Die Strasse war hier immerhin eine Schotterpiste, sehr holprig und Stunden gingen ins Land, bis wir das nächste Gebäube sahen. Das war die Einreisestelle, in der die eigentliche Zollkontrolle stattfand. Wieder wurden alle Taschen ausgeladen, diesmal mussten sie aber geöffnet werden und zuerst kam ein Hund und beschnupperte alles. Ich bin mir aber nicht sicher, ob das wirklich ein Drogenspürhund war oder schlichtweg ein Strassenköter, der irgendwie durch den Zaun gekommen war. Erfolg hatte er jedenfalls nicht. Dann gingen die Zöllner ans Werk, die tatsächlich jeden einzelnen Koffer durchsuchten.

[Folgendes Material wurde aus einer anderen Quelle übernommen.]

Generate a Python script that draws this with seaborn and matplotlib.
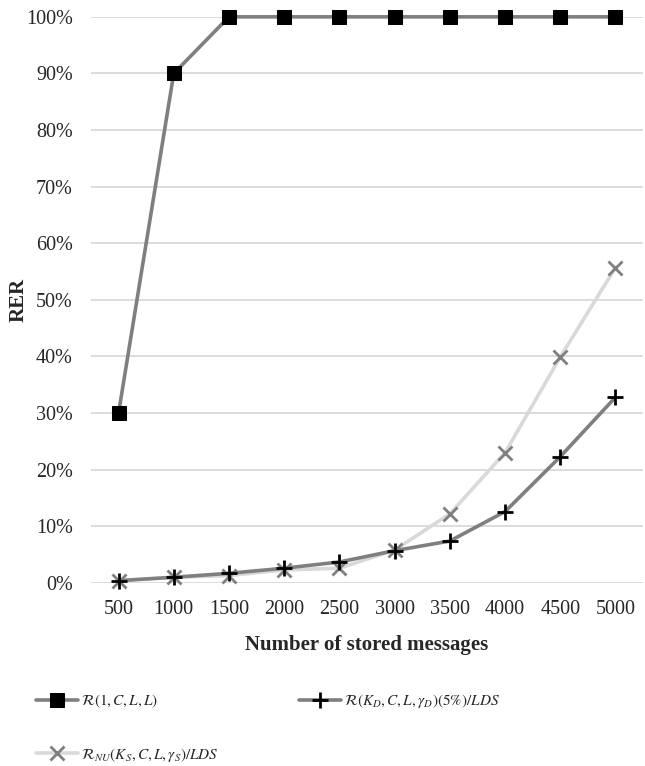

Mein Rucksack war für die Verhältnisse ausgesprochen ordentlich gepackt und ich hatte am Tag zuvor noch mein Schmutzwäsche waschen lassen, also war ich doch sehr drauf beacht, dass es bitte auch so bleiben würde. Daran orientierte sich der Zöllner natürlich nicht, als er anfing, sich durch meine frisch gewaschenen Klamotten wühlte. Wo ich denn herkäme, fragte er mich. Aus Deutschland, sagte ich, aber ich hätte die letzte Zeit in Chile gewohnt. Und was ich in Paraguay wollen würde?- Nur ein wenig rumreisen. Ob ich alleine unterwegs wäre?- Ja. Ganz alleine? – Ja, immer mal wieder mit verschiedenen Leuten, aber im Grunde schon. Ob ich Kinder hätte?- Nein, ich bin 20. Ob ich welche wollte?- Nein, danke?! Danach verebbte das Gespräch und ich konnte meine Tasche zurück in den Bus bringen.

Bis Asunción passierten wir noch einige Polizeikontrollen, aber die Polizisten interessierten sich jedesmal nur für dieses Monster von Fernseher und liessen sich ihr Desinteresse von der Besitzerin entlohnen. Zwischendurch war noch ein Soldat zugezogen, der sich danach mit der Frau über Korruption und wer davon profitiert austauschte.

In Asunción kamen wir gegen acht Uhr abends an, ich hatte diesmal eine Hostalreservation und versetzte im lokalen Bus alle in Aufruher, indem ich einen älteren Herren danach fragte, wo ich denn am besten aussteigen solle und das zum allgemeinen Gesprächsthema im Bus wurde, zu dem jeder eine andere Meinung hatte. Letztendlich bin ich aber gut ins Hostal gekommen und Asunción präsentiert sich bis jetzt frisch, aber durchaus chamant.